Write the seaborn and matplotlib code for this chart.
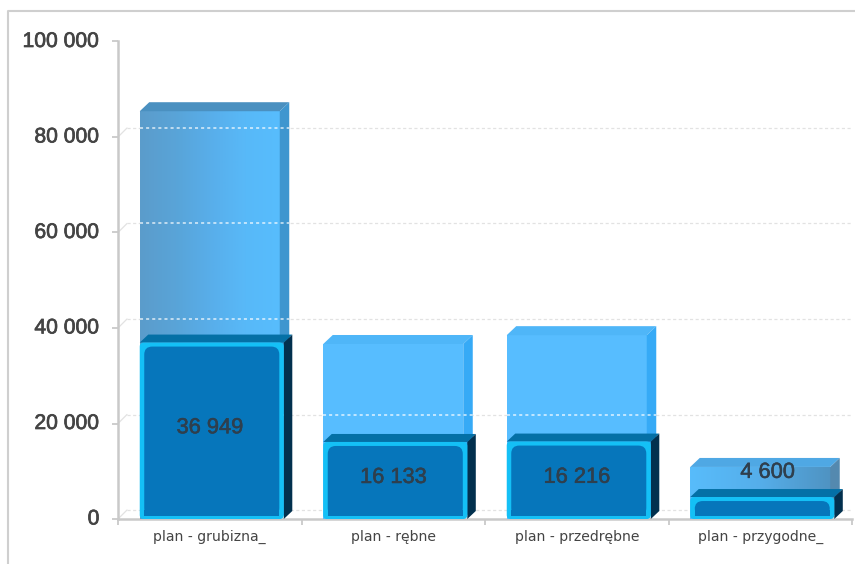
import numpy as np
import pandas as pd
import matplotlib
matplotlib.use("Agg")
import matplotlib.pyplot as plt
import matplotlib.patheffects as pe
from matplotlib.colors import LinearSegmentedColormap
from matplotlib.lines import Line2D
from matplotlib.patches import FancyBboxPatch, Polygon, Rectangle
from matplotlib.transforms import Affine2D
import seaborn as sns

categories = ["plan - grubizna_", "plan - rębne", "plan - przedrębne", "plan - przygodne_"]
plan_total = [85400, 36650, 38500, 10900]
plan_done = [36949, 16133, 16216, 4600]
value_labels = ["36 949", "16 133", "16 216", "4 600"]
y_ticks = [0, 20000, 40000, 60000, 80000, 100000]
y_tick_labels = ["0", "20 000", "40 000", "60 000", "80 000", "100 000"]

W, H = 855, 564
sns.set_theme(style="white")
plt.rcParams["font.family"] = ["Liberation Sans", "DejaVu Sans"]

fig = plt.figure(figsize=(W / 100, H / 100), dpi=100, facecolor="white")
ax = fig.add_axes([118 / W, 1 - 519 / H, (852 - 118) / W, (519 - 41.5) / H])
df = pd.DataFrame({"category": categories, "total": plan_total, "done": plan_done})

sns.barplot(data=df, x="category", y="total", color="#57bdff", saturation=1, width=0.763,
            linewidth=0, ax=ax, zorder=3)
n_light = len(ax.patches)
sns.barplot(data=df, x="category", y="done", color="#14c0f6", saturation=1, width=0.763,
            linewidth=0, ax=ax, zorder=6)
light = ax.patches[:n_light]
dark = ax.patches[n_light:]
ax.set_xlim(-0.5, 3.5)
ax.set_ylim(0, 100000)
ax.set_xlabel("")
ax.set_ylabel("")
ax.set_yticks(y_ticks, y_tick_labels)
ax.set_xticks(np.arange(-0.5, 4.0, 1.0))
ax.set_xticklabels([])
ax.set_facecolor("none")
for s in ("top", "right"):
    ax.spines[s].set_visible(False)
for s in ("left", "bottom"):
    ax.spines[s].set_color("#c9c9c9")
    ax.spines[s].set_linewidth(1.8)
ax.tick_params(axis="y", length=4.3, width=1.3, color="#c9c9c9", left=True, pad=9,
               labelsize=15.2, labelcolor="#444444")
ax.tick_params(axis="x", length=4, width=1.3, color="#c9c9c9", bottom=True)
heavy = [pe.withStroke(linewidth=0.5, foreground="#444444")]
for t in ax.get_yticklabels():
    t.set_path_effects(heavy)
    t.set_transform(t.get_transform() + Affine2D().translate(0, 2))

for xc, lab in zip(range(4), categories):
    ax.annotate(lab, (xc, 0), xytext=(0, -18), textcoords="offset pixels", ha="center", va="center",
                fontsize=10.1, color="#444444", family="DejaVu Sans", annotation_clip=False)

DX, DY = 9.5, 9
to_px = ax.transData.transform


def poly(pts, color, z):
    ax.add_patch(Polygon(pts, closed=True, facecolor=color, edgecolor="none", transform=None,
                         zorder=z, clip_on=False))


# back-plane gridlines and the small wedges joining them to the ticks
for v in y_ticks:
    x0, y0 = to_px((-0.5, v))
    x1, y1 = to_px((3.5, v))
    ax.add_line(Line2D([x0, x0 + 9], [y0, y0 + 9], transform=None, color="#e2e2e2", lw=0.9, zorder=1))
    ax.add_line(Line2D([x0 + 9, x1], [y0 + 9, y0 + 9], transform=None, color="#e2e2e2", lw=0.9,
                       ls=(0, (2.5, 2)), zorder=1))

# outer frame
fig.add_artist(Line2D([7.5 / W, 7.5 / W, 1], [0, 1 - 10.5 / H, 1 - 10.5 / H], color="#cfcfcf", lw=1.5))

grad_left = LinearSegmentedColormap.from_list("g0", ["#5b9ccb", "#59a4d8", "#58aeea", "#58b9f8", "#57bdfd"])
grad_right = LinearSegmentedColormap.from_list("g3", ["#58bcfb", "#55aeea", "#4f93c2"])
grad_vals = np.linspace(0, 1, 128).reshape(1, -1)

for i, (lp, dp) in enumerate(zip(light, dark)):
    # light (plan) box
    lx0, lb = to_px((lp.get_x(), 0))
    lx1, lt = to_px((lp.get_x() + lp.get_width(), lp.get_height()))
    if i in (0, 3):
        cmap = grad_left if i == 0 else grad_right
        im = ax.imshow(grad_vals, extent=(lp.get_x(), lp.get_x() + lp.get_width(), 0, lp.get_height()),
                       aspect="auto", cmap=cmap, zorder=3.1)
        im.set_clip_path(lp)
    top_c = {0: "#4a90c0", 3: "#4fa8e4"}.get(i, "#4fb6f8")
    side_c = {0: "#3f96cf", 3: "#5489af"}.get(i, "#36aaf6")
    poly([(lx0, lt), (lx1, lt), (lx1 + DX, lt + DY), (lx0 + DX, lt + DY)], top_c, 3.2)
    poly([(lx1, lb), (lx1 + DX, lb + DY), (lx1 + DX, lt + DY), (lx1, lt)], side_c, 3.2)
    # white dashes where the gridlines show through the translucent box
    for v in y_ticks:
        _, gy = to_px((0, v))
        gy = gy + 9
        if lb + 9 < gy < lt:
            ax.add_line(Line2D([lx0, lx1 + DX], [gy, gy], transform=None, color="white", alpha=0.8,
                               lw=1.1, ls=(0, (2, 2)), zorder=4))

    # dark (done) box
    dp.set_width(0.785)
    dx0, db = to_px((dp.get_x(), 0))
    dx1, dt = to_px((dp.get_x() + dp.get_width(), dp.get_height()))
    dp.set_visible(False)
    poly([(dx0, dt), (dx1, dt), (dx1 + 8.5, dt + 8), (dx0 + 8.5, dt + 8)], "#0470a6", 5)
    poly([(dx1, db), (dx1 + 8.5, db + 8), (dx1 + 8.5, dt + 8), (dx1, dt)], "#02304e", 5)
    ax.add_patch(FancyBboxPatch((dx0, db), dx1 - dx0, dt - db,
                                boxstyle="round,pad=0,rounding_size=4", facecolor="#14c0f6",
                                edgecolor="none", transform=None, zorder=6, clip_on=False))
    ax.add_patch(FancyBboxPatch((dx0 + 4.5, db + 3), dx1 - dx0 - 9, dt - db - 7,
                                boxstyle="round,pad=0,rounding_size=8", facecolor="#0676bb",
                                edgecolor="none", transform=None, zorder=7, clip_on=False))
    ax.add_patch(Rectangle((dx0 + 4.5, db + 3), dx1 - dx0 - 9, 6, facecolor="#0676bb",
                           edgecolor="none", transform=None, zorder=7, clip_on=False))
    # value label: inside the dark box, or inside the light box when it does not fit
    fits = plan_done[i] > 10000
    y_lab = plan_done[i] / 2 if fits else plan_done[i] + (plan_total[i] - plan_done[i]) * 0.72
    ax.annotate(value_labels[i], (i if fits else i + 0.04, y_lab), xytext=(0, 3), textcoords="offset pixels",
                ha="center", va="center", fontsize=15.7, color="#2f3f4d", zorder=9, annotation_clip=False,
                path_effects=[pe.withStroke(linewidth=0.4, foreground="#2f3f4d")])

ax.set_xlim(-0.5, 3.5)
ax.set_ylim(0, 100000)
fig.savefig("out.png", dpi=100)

## [What to do]
From the top of the listing above, repeat each line exactly until you reach the line containing "import seaborn as sns", and repeat that one too. Leave the pictures out.

## [In response]
Write the seaborn and matplotlib code for this chart.
import numpy as np
import pandas as pd
import matplotlib
matplotlib.use("Agg")
import matplotlib.pyplot as plt
import matplotlib.patheffects as pe
from matplotlib.colors import LinearSegmentedColormap
from matplotlib.lines import Line2D
from matplotlib.patches import FancyBboxPatch, Polygon, Rectangle
from matplotlib.transforms import Affine2D
import seaborn as sns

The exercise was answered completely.